As an assisted living provider you never want to evict a resident. It is our goal to provide services to our residents for as long as safely possible, and to ensure their satisfaction. Unfortunately, there are times when an eviction is necessary, such as failure to pay the basic rate, violations of house rules, needs not identified prior to move in, etc. When issuing an eviction, California Health and Safety Code Section 1569.683 requires that you include the following in the written eviction notice to the resident and the resident’s responsible party:
- The reasons relied upon for the eviction, with specific facts to permit determination of the date, place, witness, and circumstances concerning those reasons.
- The effective date of the eviction.
- Information about resources available to assist the resident in identifying alternative housing and care options, including public and private referral services and case management organizations.
- Information about the resident’s right to file a complaint with the California Department of Social Services regarding the eviction, with the name, address, and telephone number of the nearest community care licensing office and the State Ombudsman.

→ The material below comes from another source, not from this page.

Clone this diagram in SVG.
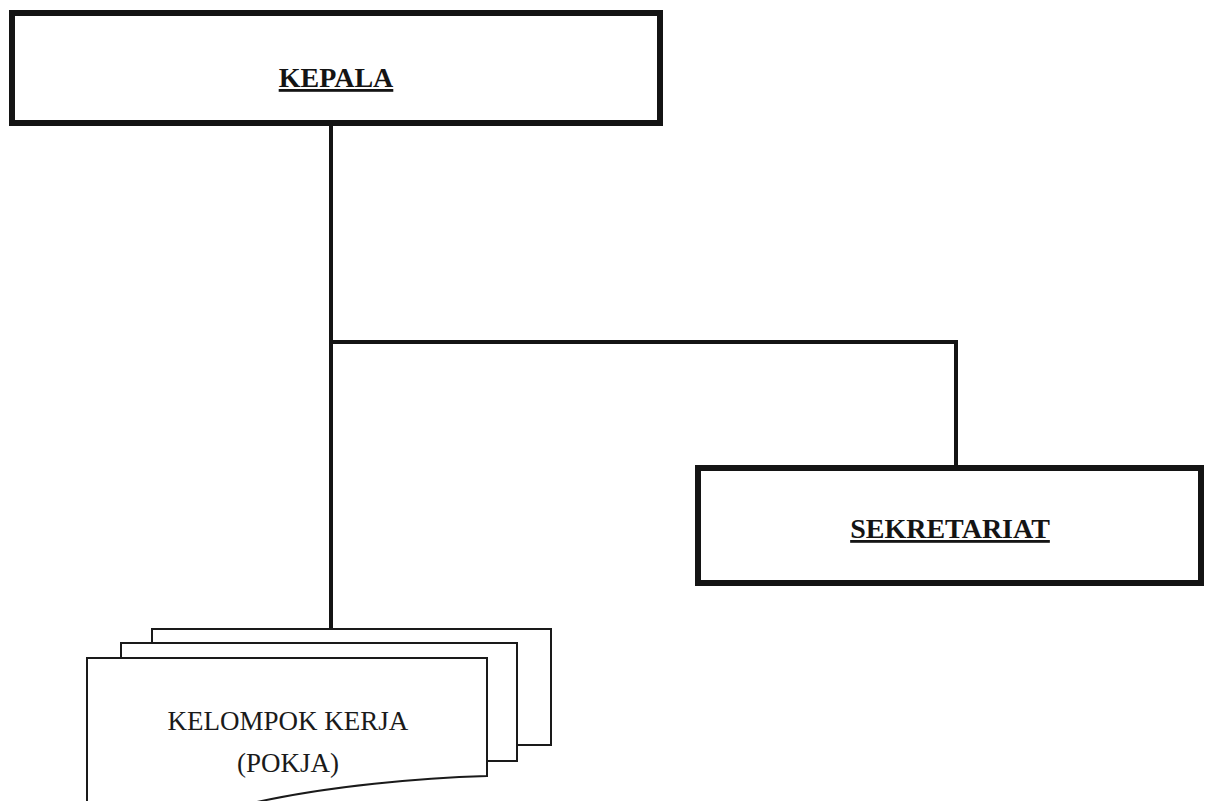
<svg xmlns="http://www.w3.org/2000/svg" width="1220" height="801" viewBox="0 0 1220 801">
<style>
.box{fill:#fff;stroke:#141414;stroke-width:6}
.doc{fill:#fff;stroke:#1a1a1a;stroke-width:2}
.conn{fill:none;stroke:#141414;stroke-width:4}
.title{font-family:"Liberation Serif","Times New Roman",serif;font-weight:bold;font-size:28px;fill:#141414;text-decoration:underline}
.label{font-family:"Liberation Serif","Times New Roman",serif;font-size:27px;fill:#1a1a1a}
</style>
<rect width="1220" height="801" fill="#fff"/>
<g id="connectors">
<path class="conn" d="M331,124 V630"/>
<path class="conn" d="M331,342 H956 V468"/>
</g>
<g id="kepala">
<rect class="box" x="12" y="13" width="648" height="110"/>
<text class="title" x="336" y="87" text-anchor="middle">KEPALA</text>
</g>
<g id="sekretariat">
<rect class="box" x="698" y="468" width="503" height="115"/>
<text class="title" x="950" y="538" text-anchor="middle">SEKRETARIAT</text>
</g>
<g id="pokja">
<rect class="doc" x="152" y="629" width="399" height="116"/>
<rect class="doc" x="121" y="643" width="396" height="118"/>
<path class="doc" d="M87,810 V658 H487 V776 C420,778 330,786 257,802 L240,810 Z"/>
<text class="label" x="288" y="730" text-anchor="middle">KELOMPOK KERJA</text>
<text class="label" x="288" y="772" text-anchor="middle">(POKJA)</text>
</g>
</svg>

- The following statement (written word-for-word): “In order to evict a resident who remains in the facility after the effective date of the eviction, the residential care facility for the elderly must file an unlawful detainer action in superior court and receive a written judgment signed by a judge. If the facility pursues the unlawful detainer action, you must be served with a summons and complaint. You have the right to contest the eviction in writing and through a hearing.”